What he’s saying is that the lack of enthusiasm and continued risk aversion partly explain the length of the current expansion – we were so afraid that we simply never got excited enough to blow back up again. This is so, so critical to understand.

More:

“This pessimism is why the bull market has lasted so long: There are fewer bulls forced to sell into downturns. The late economist Hyman Minsky anticipated the crisis with his thesis that “stability is destabilizing.” Long periods of calm induce behavior and innovation that make the next downturn more violent. The converse explains the aftermath: Instability is stabilizing. “The events of 2008-09 create appreciation for the possibility of events like 2008-09, which prompts risk-reducing behavioral changes that make the system more stable,” Mr. Thomas writes in Pessimism’s Pitfalls as an Investment Strategy: The Perils of the “Next Subprime”. Among them: businesses hold more cash, banks are less leveraged, and policymakers intervene more to stabilize markets. With less leverage and fewer channels of international contagion, financial disruptions burn themselves out before they become full-fledged crises.

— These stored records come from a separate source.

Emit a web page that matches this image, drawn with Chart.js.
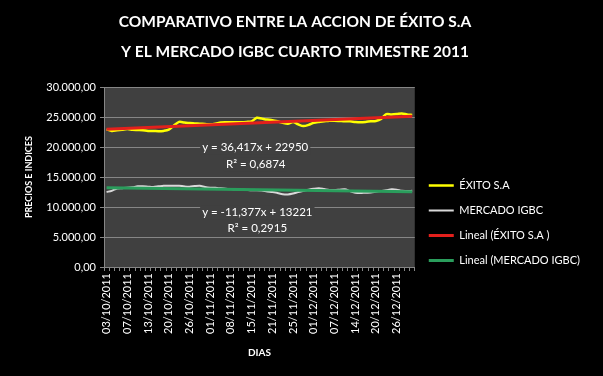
<!DOCTYPE html>
<html>
<head>
<meta charset="utf-8">
<script src="https://cdn.jsdelivr.net/npm/chart.js@4.4.0/dist/chart.umd.min.js"></script>
<style>
html,body{margin:0;padding:0;background:#000;}
</style>
</head>
<body>
<canvas id="chart_exito" width="603" height="376"></canvas>
<script>
// dias de negociacion, cuarto trimestre 2011
const dias = [
  "03/10/2011","04/10/2011","05/10/2011","06/10/2011","07/10/2011","10/10/2011","11/10/2011","12/10/2011","13/10/2011","14/10/2011",
  "18/10/2011","19/10/2011","20/10/2011","21/10/2011","24/10/2011","25/10/2011","26/10/2011","27/10/2011","28/10/2011","31/10/2011",
  "01/11/2011","02/11/2011","03/11/2011","04/11/2011","08/11/2011","09/11/2011","10/11/2011","11/11/2011","15/11/2011","16/11/2011",
  "17/11/2011","18/11/2011","21/11/2011","22/11/2011","23/11/2011","24/11/2011","25/11/2011","28/11/2011","29/11/2011","30/11/2011",
  "01/12/2011","02/12/2011","05/12/2011","06/12/2011","07/12/2011","09/12/2011","12/12/2011","13/12/2011","14/12/2011","15/12/2011",
  "16/12/2011","19/12/2011","20/12/2011","21/12/2011","22/12/2011","23/12/2011","26/12/2011","27/12/2011","28/12/2011","29/12/2011"
];

const exito = [
  22950,22700,22800,22900,23000,22900,22850,22800,22700,22700,
  22650,22700,22900,23600,24200,24100,24000,23950,23900,23850,
  23800,23900,24100,24150,24150,24150,24150,24200,24300,24900,
  24750,24600,24500,24300,24050,23900,24200,23800,23500,23700,
  24050,24200,24300,24400,24400,24350,24300,24300,24200,24150,
  24200,24300,24350,24700,25500,25450,25500,25600,25450,25350
];

const igbc = [
  12520,12700,13100,13150,13200,13300,13450,13450,13400,13350,
  13450,13550,13560,13550,13560,13450,13400,13500,13550,13350,
  13230,13200,13120,13050,13000,12960,12900,12850,12800,12800,
  12750,12600,12520,12350,12150,12100,12250,12500,12700,12900,
  13050,13130,13000,12850,12850,12900,12950,12650,12400,12350,
  12400,12420,12550,12680,12800,12950,12900,12700,12680,12700
];

// lineas de tendencia (primer y ultimo dia)
const tendenciaExito = [22986, 25135];
const tendenciaIgbc = [13210, 12538];

const ejeY = { min: 0, max: 30000, paso: 5000 };

function extremos(par){
  const arr = dias.map(() => null);
  arr[0] = par[0];
  arr[arr.length - 1] = par[1];
  return arr;
}

function formato(v){
  return Math.round(v).toString().replace(/\B(?=(\d{3})+(?!\d))/g, '.') + ',00';
}

const FUENTE = 'Lato, "Open Sans", sans-serif';

const fondo = {
  id: 'fondo',
  beforeDraw(chart){
    const {ctx, chartArea: a} = chart;
    ctx.save();
    ctx.fillStyle = '#000';
    ctx.fillRect(0, 0, chart.width, chart.height);
    ctx.fillStyle = '#404040';
    ctx.fillRect(a.left, a.top, a.right - a.left, a.bottom - a.top);
    ctx.restore();
  }
};

// ecuaciones de las tendencias, ubicadas en unidades del grafico
const ecuaciones = {
  id: 'ecuaciones',
  afterDatasetsDraw(chart){
    const {ctx, scales: {x, y}} = chart;
    const notas = [
      {t: 'y = 36,417x + 22950', i: 28.7, v: 19900},
      {t: 'R² = 0,6874', i: 28.8, v: 17150},
      {t: 'y = -11,377x + 13221', i: 29.1, v: 9050},
      {t: 'R² = 0,2915', i: 29.1, v: 6500}
    ];
    ctx.save();
    ctx.font = '11.5px ' + FUENTE;
    ctx.textAlign = 'center';
    ctx.textBaseline = 'middle';
    notas.forEach(n => {
      const px = x.getPixelForValue(n.i);
      const py = y.getPixelForValue(n.v);
      const w = ctx.measureText(n.t).width;
      ctx.fillStyle = '#404040';
      ctx.fillRect(px - w / 2 - 2, py - 7, w + 4, 14);
      ctx.fillStyle = '#fff';
      ctx.fillText(n.t, px, py);
    });
    ctx.restore();
  }
};

function dibujar(){
  new Chart(document.getElementById('chart_exito'), {
    type: 'line',
    data: {
      labels: dias,
      datasets: [{
        label: 'ÉXITO S.A',
        data: exito,
        borderColor: '#ffff00',
        borderWidth: 2.5,
        tension: 0.3,
        order: 1
      }, {
        label: 'MERCADO IGBC',
        data: igbc,
        borderColor: '#d9d9d9',
        borderWidth: 2,
        tension: 0.3,
        order: 1
      }, {
        label: 'Lineal (ÉXITO S.A )',
        data: extremos(tendenciaExito),
        borderColor: '#e3201c',
        borderWidth: 3,
        spanGaps: true,
        order: 0
      }, {
        label: 'Lineal (MERCADO IGBC)',
        data: extremos(tendenciaIgbc),
        borderColor: '#2a9d5c',
        borderWidth: 3,
        spanGaps: true,
        order: 0
      }]
    },
    options: {
      responsive: false,
      animation: false,
      devicePixelRatio: 1,
      elements: { point: { radius: 0, hoverRadius: 0 } },
      layout: { padding: { left: 0, right: 13, top: 0, bottom: 0 } },
      plugins: {
        title: {
          display: true,
          text: ['COMPARATIVO ENTRE LA ACCION DE ÉXITO S.A', 'Y EL MERCADO IGBC CUARTO TRIMESTRE 2011'],
          color: '#fff',
          font: { family: FUENTE, size: 15.5, weight: 'bold', lineHeight: 1.94 },
          padding: { top: 7, bottom: 20 }
        },
        legend: {
          position: 'right',
          align: 'center',
          maxWidth: 220,
          title: { display: true, text: ' ', font: { size: 10 }, padding: { top: 29, bottom: 29 } },
          labels: {
            color: '#fff',
            font: { family: FUENTE, size: 11 },
            usePointStyle: true,
            pointStyle: 'line',
            pointStyleWidth: 25,
            padding: 14,
            sort: (a, b) => a.datasetIndex - b.datasetIndex
          }
        },
        tooltip: { enabled: false }
      },
      scales: {
        x: {
          offset: true,
          grid: { offset: true, drawOnChartArea: false, color: '#868686', tickLength: 4 },
          border: { color: '#868686' },
          ticks: {
            color: '#fff',
            font: { family: FUENTE, size: 11 },
            autoSkip: false,
            minRotation: 90,
            maxRotation: 90,
            padding: 2,
            callback: (v, i) => (i % 4 === 0 ? dias[i] : '')
          },
          title: {
            display: true,
            text: 'DIAS',
            color: '#fff',
            font: { family: FUENTE, size: 10, weight: 'bold' },
            padding: { top: 2, bottom: 17 }
          },
          afterFit: s => { s.height = 109; }
        },
        y: {
          min: ejeY.min,
          max: ejeY.max,
          grid: { color: '#868686', tickLength: 4 },
          border: { color: '#868686' },
          ticks: {
            stepSize: ejeY.paso,
            color: '#fff',
            font: { family: FUENTE, size: 11 },
            padding: 4,
            callback: v => formato(v)
          },
          title: {
            display: true,
            text: 'PRECIOS E INDICES',
            color: '#fff',
            font: { family: FUENTE, size: 9, weight: 'bold' },
            padding: { top: 24, bottom: 0 }
          },
          afterFit: s => { s.width = 104; }
        }
      }
    },
    plugins: [fondo, ecuaciones]
  });
}

Promise.all([
  document.fonts.load('11px Lato'),
  document.fonts.load('bold 11px Lato')
]).then(dibujar, dibujar);
</script>
</body>
</html>
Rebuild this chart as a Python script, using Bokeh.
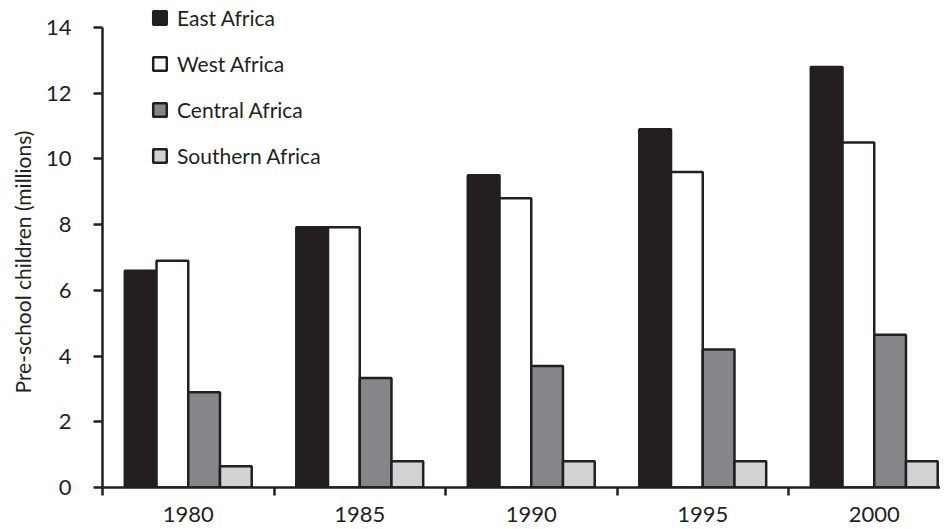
from bokeh.plotting import figure
from bokeh.models import Range1d, FixedTicker, Legend, LegendItem, ColumnDataSource, Title
from bokeh.transform import dodge
from bokeh.embed import file_html
from bokeh.resources import INLINE

years = ["1980", "1985", "1990", "1995", "2000"]
east = [6.6, 7.92, 9.5, 10.9, 12.8]
west = [6.9, 7.92, 8.8, 9.6, 10.5]
central = [2.9, 3.33, 3.7, 4.2, 4.65]
southern = [0.65, 0.8, 0.8, 0.8, 0.8]
series_names = ["East Africa", "West Africa", "Central Africa", "Southern Africa"]
y_ticks = [0, 2, 4, 6, 8, 10, 12, 14]
y_title = "Pre-school children (millions)"

INK = "#231f20"
fills = [INK, "#ffffff", "#858689", "#d1d2d4"]
FONT = "Lato"

xs = [i + 0.5 for i in range(len(years))]
src = ColumnDataSource(dict(x=xs, east=east, west=west, central=central, southern=southern))

p = figure(width=940, height=527, output_backend="svg", toolbar_location=None,
           x_range=Range1d(0, (940 - 102) / 171.5), y_range=Range1d(0, 14 * 487 / 460),
           min_border_left=102, min_border_right=0, min_border_top=0, min_border_bottom=40)
p.outline_line_color = None
p.xgrid.grid_line_color = None
p.ygrid.grid_line_color = None
p.background_fill_color = None

bw = 0.185
cols = ["east", "west", "central", "southern"]
renderers = []
for k, col in enumerate(cols):
    r = p.vbar(x=dodge("x", (k - 1.5) * bw, range=p.x_range), top=col, bottom=0, width=bw,
               source=src, fill_color=fills[k], line_color=INK, line_width=2.5)
    renderers.append(r)

# x axis
xa = p.xaxis[0]
xa.ticker = FixedTicker(ticks=xs, minor_ticks=list(range(len(years) + 1)))
xa.major_label_overrides = {x: y for x, y in zip(xs, years)}
xa.major_tick_out = 0
xa.major_tick_in = 0
xa.minor_tick_out = 8
xa.minor_tick_in = 0
xa.minor_tick_line_width = 2.5
xa.minor_tick_line_color = INK
xa.axis_line_width = 2.5
xa.axis_line_color = INK
xa.major_label_standoff = 11
xa.major_label_text_font = FONT
xa.major_label_text_font_size = "22px"
xa.major_label_text_color = INK

# y axis
ya = p.yaxis[0]
ya.ticker = FixedTicker(ticks=y_ticks, minor_ticks=[])
ya.bounds = (0, 14)
ya.major_tick_out = 9
ya.major_tick_in = 0
ya.major_tick_line_width = 2.5
ya.major_tick_line_color = INK
ya.axis_line_width = 2.5
ya.axis_line_color = INK
ya.major_label_standoff = 22
ya.major_label_text_font = FONT
ya.major_label_text_font_size = "22px"
ya.major_label_text_color = INK

p.add_layout(Title(text=y_title, align="left", offset=94, standoff=15,
                   text_font=FONT, text_font_size="21px", text_font_style="normal",
                   text_color=INK), "left")

legend = Legend(items=[LegendItem(label=n, renderers=[r]) for n, r in zip(series_names, renderers)],
                location=(49, 319), orientation="vertical",
                glyph_width=17, glyph_height=17, label_height=20, label_standoff=9,
                spacing=21, padding=0, margin=0,
                label_text_font=FONT, label_text_font_size="21px", label_text_color=INK,
                border_line_color=None, background_fill_alpha=0)
p.add_layout(legend, "center")

open("out.html", "w").write(file_html(p, INLINE))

Digest this idea. It will most assuredly come in handy some time in the future. Stability is destabilizing because of the amount of risk-taking it engenders. We may be experiencing too much stability now. Instability is stabilizing – when everyone is too afraid to take big risks, it’s hard to get a truly threatening bubble underway.”

The original Wall Street Journal article: The Financial Crisis Made Us Afraid of Risk – For a While


Market Update

After beginning the month of September with losses, stocks this week staged a modest rebound. The S&P 500 found its footing in Monday’s trade after four consecutive losing sessions with a +0.2% lift on no significant new news. The rise gathered steam Tuesday with investors remaining focused on trade issues with China and the coming hurricane on the U.S. eastern seaboard. Stocks added +0.4% on the day. Apple (AAPL) announced new iPhone models Wednesday while semiconductors came under pressure from a downgrade of Micron (MU). Oil prices continued a storm-related rise. Stocks were flat. Thursday brought a tame inflation report and a possible new round of trade talks with China. The combination pushed stocks higher by +0.5%. A batch of generally positive economic reports Friday kept support under stocks, though the broad market indexes closed the day flat.

Stocks bounced back after the prior week’s downdraft with the S&P 500 (SPY) rising back above 2900 and gaining +1.14% for the week. The Nasdaq 100 (QQQ) recovered +1.59% while small-cap stocks (IWM) lagged with a +0.42% gain. The past couple of weeks have reinforced the market’s general uptrend by bouncing off key short-term support levels and holding near record high levels. International markets, by contrast, have been in steady downtrends for much of the year.